• GIVEN DATA:
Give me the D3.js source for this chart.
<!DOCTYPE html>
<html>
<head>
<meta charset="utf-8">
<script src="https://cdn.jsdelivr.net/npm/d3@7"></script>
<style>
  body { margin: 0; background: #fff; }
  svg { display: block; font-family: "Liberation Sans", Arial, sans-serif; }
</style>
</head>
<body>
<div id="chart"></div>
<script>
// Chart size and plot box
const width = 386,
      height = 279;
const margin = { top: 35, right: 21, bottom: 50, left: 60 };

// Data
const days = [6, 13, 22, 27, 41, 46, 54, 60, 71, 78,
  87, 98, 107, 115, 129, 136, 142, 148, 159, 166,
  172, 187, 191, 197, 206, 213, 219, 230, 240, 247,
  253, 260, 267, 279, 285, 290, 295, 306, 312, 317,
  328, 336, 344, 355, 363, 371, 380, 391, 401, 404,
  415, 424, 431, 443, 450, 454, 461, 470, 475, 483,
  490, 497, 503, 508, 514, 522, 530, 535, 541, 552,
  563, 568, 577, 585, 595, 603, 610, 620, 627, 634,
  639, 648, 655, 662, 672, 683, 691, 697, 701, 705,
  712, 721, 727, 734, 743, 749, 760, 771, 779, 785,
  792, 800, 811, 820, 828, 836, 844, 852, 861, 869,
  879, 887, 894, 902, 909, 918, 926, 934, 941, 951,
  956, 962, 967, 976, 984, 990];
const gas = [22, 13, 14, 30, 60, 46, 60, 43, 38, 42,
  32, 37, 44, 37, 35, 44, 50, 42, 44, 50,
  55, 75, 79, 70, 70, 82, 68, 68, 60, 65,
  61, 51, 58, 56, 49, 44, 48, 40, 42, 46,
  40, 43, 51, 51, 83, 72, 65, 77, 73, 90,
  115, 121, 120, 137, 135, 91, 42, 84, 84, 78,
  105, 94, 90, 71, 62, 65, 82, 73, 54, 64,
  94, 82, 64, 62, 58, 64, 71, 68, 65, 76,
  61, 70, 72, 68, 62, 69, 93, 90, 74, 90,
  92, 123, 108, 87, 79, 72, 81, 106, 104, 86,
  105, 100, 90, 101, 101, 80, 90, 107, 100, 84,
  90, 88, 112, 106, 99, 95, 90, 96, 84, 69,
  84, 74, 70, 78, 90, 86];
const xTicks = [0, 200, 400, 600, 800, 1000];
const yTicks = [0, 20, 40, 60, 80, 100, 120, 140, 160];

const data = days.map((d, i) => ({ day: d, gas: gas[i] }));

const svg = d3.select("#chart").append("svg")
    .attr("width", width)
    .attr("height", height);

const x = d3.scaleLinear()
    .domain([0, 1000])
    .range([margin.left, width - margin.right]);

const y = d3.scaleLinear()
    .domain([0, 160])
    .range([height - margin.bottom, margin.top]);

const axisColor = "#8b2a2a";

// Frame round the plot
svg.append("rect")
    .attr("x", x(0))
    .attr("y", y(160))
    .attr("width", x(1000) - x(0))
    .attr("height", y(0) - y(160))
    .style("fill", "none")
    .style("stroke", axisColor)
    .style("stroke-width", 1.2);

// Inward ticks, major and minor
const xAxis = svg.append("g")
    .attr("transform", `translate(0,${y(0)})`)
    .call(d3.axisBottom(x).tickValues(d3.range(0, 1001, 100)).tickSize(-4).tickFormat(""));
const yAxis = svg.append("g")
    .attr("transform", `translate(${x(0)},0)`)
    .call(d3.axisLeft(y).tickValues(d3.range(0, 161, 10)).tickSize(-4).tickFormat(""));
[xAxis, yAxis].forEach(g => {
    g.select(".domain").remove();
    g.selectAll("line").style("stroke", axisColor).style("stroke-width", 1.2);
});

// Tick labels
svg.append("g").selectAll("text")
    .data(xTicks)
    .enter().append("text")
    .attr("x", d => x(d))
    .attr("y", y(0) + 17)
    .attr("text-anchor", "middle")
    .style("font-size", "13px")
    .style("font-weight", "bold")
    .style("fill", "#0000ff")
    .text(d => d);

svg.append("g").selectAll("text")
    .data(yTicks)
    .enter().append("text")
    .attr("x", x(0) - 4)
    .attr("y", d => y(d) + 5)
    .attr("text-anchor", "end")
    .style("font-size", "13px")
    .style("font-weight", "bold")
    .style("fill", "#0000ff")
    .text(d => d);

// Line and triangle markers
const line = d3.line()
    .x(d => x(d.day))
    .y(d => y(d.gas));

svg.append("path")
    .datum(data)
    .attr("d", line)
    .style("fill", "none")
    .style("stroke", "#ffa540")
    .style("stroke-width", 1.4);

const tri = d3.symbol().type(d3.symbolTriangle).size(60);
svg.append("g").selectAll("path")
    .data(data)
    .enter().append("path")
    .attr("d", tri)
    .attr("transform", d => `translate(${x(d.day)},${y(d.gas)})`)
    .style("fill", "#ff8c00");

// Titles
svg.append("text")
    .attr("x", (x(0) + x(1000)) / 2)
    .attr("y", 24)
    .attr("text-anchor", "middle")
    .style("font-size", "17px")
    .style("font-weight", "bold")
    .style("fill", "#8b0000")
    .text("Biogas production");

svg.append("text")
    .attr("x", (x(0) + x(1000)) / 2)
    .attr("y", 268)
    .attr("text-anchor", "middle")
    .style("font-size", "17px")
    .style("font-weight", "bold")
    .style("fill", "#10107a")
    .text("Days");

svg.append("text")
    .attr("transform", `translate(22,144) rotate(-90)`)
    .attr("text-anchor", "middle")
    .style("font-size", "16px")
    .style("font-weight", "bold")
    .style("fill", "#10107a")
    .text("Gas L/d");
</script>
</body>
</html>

• GIVEN PROBLEM: Repeat the material word for word from its opening line up to and including the line containing "50, left: 60".

• ANSWER TO THIS TASK:
Give me the D3.js source for this chart.
<!DOCTYPE html>
<html>
<head>
<meta charset="utf-8">
<script src="https://cdn.jsdelivr.net/npm/d3@7"></script>
<style>
  body { margin: 0; background: #fff; }
  svg { display: block; font-family: "Liberation Sans", Arial, sans-serif; }
</style>
</head>
<body>
<div id="chart"></div>
<script>
// Chart size and plot box
const width = 386,
      height = 279;
const margin = { top: 35, right: 21, bottom: 50, left: 60 };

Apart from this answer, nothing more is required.